I was snorkeling in Cozumel and dislocated my artificial hip. I was 200 ft from shore. Once back on shore, I popped the hip back in place. I spent the next two days of the cruise in a wheelchair.  Traversing the ship by manual power wheelchair is a trip. When the ship is the length of two football fields with multiple levels, you'll definitely get your exercise just going to dinner.

The onboard doctor is used to treating seasickness, but can halfway handle bonafide emergencies. He is expensive!

Carry the bottle for all prescriptions including over the counter drugs. Customs, Immigration, and drug enforcement officials may board any ship. One of those weekly pill caddies should be left at home. Different countries have different ideas of what constitutes an over the counter drug. I was detained and questioned.
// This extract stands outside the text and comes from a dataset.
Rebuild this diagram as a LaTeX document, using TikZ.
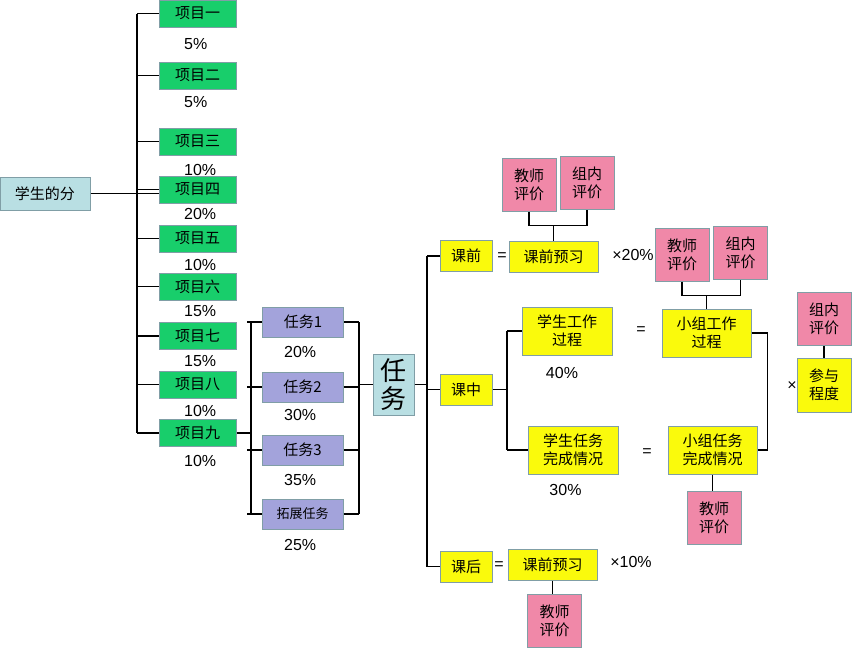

While invisibly handicapped, I was ushered to the disembarking exit only to be confronted with a long set of stairs at the end of the cruise. It meant going against the stream of disembarking passengers to back track to an elevator. "Excuse me, pardon me, ah heck get outta my way!" One hundred tromped feet later, we were at the elevator.

Once, a fellow passenger slipped and fell in the shower. He died. It just so happened that he was in the room across from ours. The entire passageway was closed and we weren't allowed out of our room for four hours. No drinks or food until the body was removed. It turned out the passenger had a heart attack in the shower. I should mention that this occurred at our scheduled dinner hour. I also had two of four young daughters (10 and 12) with me. Really tight quarters.

Like I said previously, no mechanical difficulties or the ship sinking, but I can only imagine what the cruise would be like for me now with one side paralyzed. While I've been tempted, I haven't gotten the nerve up yet to try cruising again. Then again, I'm older and wiser now. Nah! I'll keep my feet on shore for now. Now cruisin' by car is another story.

Nothing is impossible with determination.


  1. Oh. No. I would not try cruising with disabilities. I might never try one again and I just had mild seasickness. It was miserable.

    {{{hugs}}} for today, Jo. ;-)

  2. Thanks for the post, it was interesting to read.